(Unfortunate Coincidence is an early work – I wrote it when I was 22 years old and studying at the Juilliard School)
Dorothy Parker’s often ironic poetry is a reflection of her existence: she often expressed a penchant for death, attempting suicide multiple times, and yet she lived to the age of 74. Much of her poetry, especially the poems in this set, suggest the social oppression of women and yet she herself was a prominent member of the literary circles of a 1920s New York City, as a founding member of the Algonquin Round Table, an elite literary discussion group that congregated at the Algonquin Hotel. Known for her exceptional wit, Parker poked fun at the traditional poetic styles and gestures, shaping something, for instance, in nature-referencing, grandly-phrased rhyming couplets, only to simultaneously cause the poem to make light of those devices.
Parker’s poetry sets itself. Each poem is its own wild ride, embedded with twists and turns that are so bold that they can be effortlessly supported by the music. These poems were selected from throughout her collection and ordered to follow a loose narrative of a woman down on her luck with love.

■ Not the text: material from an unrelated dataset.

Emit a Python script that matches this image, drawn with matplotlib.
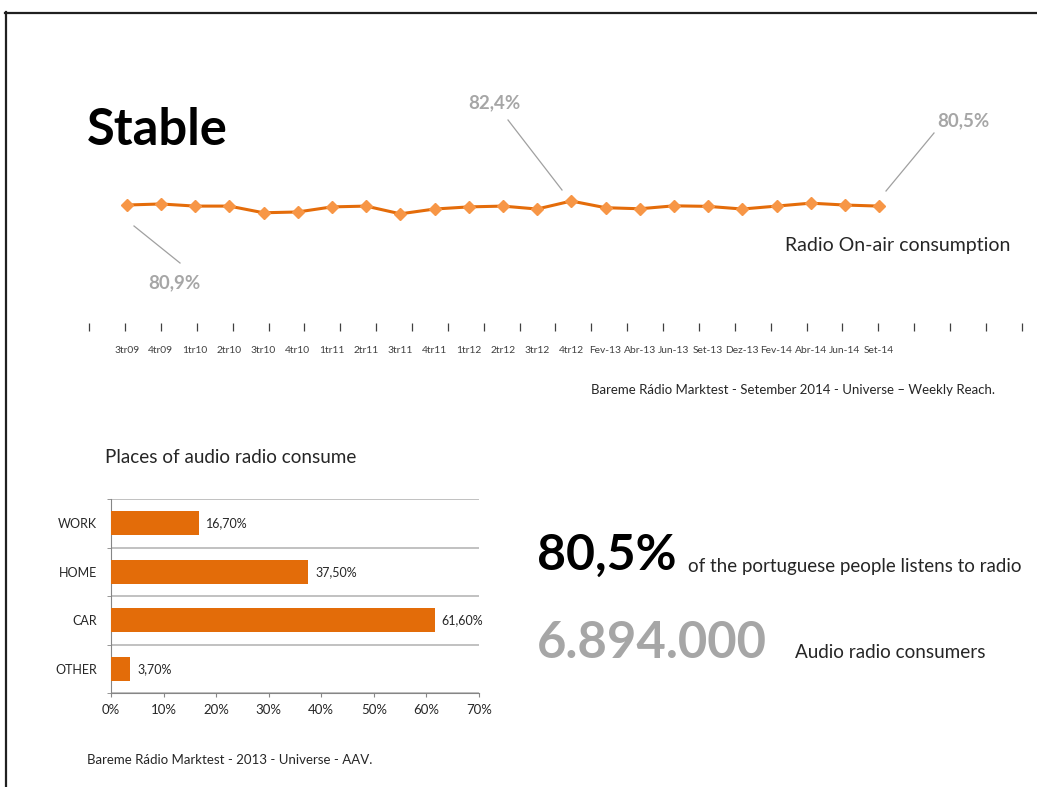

But the often cantankerous Parker takes her fate standing up – though at moments, her vulnerability shows through her thorny exterior, she is ultimately the quintessential “tough cookie”.
Unfortunate Coincidence was the recipient of a 2007 Morton Gould Young Composer Award from ASCAP.
All texts are by Dorothy Parker
This piece was premiered on April 15, 2005 at Morse Recital Hall at the Juilliard School in New York City.